Meyer, who is an intellectual property partner in the Washington, D.C., office of Drinker Biddle & Reath, had an “aha moment” a few years ago when she ran across a book by Lois Frankel: Nice Girls Don’t Get the Corner Office: 101 Unconscious Mistakes Women Make That Sabotage Their Careers. From it, Meyer says, she learned not to smile too much and to make statements rather than ask questions. That way, she avoids playing into stereotyped “female mannerisms that men misread as hesitancy or uncertainty,” explains New York Lawyer (reg. req.), in a story that is reprinted from Legal Times.

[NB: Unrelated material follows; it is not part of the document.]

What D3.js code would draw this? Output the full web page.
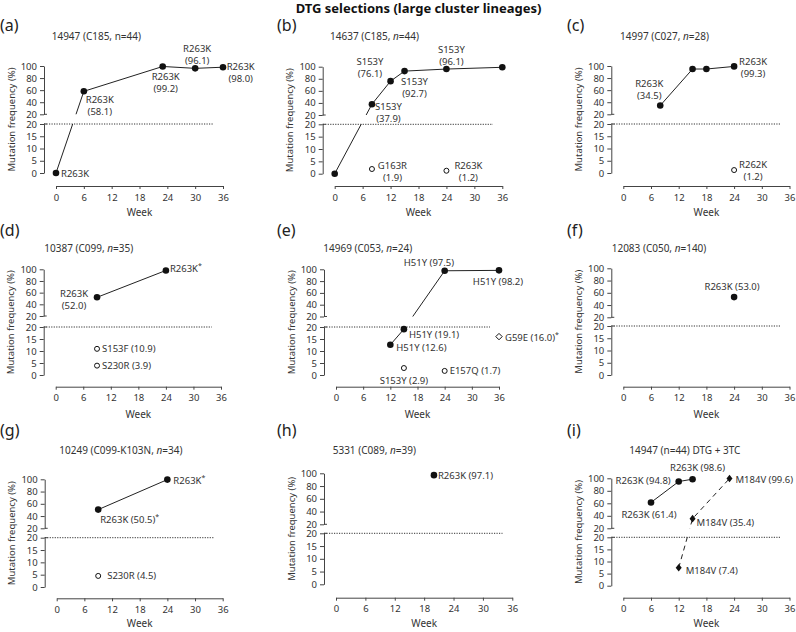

Since then, she has expanded on the concept by taking courses with a company that teaches lawyers acting techniques to use in the courtroom and elsewhere. Now, Meyer says, when “I’ve got the biggest management part, but I’m the only chick here, I’m going to lower my vocal tone, because guys respect women who speak in a lower tone. And if I have to use a little bit of potty mouth, fine.” For example, she might make a pitch by saying “Look, I’ve worked with the guy—he’s not an asshole.”

Such self-packaging helps women brand themselves as successful professionals, and compete on a level playing field with male lawyers, rather than accepting a secondary role, Meyer says. “We’re all speaking in different dialects, and we don’t know it.”

Responding to critical comments about this post in an interview with ABAJournal.com late Friday afternoon, Meyer says some major aspects of her message have been missed in the brief synopsis of a much lengthier Legal Times article.

Her statements to Legal Times were made concerning a group she founded, the Professional Book Club for Mentoring and Networking of the American Intellectual Property Law Association’s Women in IP Law Committee, she notes. And, rather than pitting women lawyers against male colleagues or creating “a bashing session,” the club–which has men as well as women members–is intended to educate lawyers of both sexes about effective ways to communicate and pursue their careers.

“I’m not saying go be a man,” Meyer says of what she hopes women lawyers will derive from her work. But, she says, when creating a personal brand and and a business plan, a lawyer of either sex benefits by understanding the unwritten rules of the game and “making very conscious decisions about what you want to do.”